Description of problem: When trying to automount a NFS directory on a very busy server, I sometimes get: May 27 05:21:06 cynosure automount[4026]: attempting to mount entry /data/sw1 May 27 05:21:48 cynosure automount[24502]: >> mount: RPC: Timed out May 27 05:21:48 cynosure automount[24502]: mount(nfs): nfs: mount failure alexandria:/export/data1 on /data/sw1 May 27 05:21:48 cynosure automount[24502]: failed to mount /data/sw1 May 27 05:21:48 cynosure automount[24502]: umount_multi: no mounts found under /data/sw1 I would at least like the option of having this wait longer (forever?). Perhaps this can be changed with an RPC parameter (for longer/no timeout), or just more retries. Version-Release number of selected component (if applicable): autofs-4.1.4 How reproducible: fairly Steps to Reproduce: 1. try to automount directory from very busy nfs server Actual results: mount fails. Accessing program gets a no such file error. Expected results: mount keeps trying until it succeeds. Program eventually gets to access the file and everyone is happy.

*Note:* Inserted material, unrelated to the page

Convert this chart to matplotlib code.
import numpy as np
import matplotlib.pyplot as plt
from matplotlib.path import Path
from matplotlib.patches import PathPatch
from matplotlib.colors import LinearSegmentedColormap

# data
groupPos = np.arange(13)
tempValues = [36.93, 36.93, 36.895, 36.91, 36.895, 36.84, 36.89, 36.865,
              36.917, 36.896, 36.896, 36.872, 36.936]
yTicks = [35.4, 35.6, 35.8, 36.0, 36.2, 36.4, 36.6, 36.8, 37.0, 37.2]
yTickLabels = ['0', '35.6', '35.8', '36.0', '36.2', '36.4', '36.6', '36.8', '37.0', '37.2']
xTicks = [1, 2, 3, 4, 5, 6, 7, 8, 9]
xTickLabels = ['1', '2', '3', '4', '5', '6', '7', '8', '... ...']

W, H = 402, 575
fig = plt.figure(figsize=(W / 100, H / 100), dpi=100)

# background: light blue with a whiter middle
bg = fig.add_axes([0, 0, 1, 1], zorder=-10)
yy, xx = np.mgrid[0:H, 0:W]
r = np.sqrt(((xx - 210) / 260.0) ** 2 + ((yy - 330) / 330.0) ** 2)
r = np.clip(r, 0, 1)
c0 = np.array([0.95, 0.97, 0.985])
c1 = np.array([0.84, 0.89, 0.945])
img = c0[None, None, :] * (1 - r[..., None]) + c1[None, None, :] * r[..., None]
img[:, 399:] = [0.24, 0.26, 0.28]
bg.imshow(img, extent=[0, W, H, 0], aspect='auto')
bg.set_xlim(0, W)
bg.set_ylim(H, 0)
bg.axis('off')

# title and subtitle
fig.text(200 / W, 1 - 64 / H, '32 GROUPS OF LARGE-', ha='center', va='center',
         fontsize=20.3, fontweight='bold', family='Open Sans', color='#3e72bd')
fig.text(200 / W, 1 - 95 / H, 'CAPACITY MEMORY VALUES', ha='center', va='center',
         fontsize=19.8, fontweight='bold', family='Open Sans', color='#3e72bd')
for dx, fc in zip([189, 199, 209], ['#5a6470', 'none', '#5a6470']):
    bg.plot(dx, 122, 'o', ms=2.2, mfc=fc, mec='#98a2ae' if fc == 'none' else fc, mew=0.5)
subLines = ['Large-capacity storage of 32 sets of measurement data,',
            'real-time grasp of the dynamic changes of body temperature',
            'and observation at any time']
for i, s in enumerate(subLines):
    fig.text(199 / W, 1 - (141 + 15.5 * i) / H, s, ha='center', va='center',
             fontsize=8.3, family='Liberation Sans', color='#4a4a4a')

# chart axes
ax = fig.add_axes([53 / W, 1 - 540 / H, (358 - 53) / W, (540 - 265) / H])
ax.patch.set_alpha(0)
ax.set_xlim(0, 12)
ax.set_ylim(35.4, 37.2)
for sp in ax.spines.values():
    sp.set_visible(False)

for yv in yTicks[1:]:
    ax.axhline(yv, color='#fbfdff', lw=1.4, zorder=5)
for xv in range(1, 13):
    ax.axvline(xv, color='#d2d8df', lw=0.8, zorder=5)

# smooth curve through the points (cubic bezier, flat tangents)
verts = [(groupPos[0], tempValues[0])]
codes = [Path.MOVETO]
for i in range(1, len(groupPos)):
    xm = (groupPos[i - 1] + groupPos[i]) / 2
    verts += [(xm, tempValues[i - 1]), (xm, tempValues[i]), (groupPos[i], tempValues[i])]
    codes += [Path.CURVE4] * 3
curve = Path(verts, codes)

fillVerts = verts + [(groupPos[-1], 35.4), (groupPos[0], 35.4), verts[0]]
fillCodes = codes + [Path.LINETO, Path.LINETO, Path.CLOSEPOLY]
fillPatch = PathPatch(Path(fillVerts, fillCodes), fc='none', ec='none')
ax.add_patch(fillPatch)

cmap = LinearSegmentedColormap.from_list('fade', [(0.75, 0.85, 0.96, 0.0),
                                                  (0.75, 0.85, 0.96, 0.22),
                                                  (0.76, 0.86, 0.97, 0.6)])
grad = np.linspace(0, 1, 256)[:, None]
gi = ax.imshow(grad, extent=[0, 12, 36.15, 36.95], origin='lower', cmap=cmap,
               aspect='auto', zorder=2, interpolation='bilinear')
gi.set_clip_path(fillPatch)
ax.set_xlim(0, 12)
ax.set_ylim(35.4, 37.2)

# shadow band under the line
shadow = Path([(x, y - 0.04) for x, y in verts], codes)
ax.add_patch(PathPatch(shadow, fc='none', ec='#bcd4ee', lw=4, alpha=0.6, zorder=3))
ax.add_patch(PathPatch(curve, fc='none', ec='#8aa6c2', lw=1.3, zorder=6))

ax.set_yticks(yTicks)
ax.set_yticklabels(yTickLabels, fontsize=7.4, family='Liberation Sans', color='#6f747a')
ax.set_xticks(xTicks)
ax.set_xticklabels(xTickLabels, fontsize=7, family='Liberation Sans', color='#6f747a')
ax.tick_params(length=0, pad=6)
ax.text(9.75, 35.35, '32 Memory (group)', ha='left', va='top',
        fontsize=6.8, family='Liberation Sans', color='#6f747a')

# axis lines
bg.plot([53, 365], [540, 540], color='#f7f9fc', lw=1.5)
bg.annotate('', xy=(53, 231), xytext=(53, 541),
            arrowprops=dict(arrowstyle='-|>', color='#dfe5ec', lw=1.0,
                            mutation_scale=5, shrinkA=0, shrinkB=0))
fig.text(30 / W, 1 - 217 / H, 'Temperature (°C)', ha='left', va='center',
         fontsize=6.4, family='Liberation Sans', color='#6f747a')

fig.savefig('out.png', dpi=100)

I'll look into this. My current thinking on the matter is that there will be a global configuration setting in /etc/sysconfig/autofs that will determine the behaviour for all requests. If you need finer grained control of this, please let me know as it will affect the design.

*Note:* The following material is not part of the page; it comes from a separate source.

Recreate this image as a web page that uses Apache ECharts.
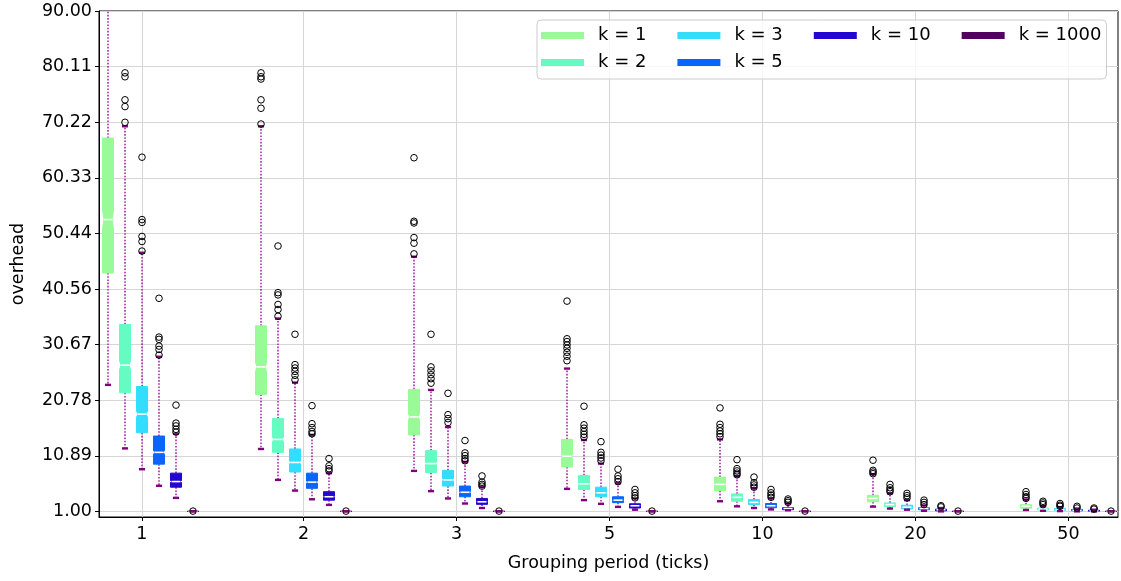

At this point I think it could be global without trouble. Might be nice for per automounted directory if that wouldn't be hard, but I suspect that if you want mount to always succeed, you want mounts to always succeed everywhere.
Upon reconsidering this, why don't you simply specify a retry count on your mount command line? man 2 mount: Mount options for nfs retry=n
man 5 nfs: retry=n The number of minutes to retry an NFS mount operation in the foreground or background before giving up. The default value is 10000 minutes, which is roughly one week. The default is 1000, so this doesn't appear to apply here.
This really should be an NFS setting. If you want the default timeout to be higher, file the bug against nfs-utils. Perhaps the advertised default isn't implemented correctly? As it stands, autofs uses the defaults. You can override these defaults in your maps if you so choose. However, I stand firm in my conviction that this is not an automount problem.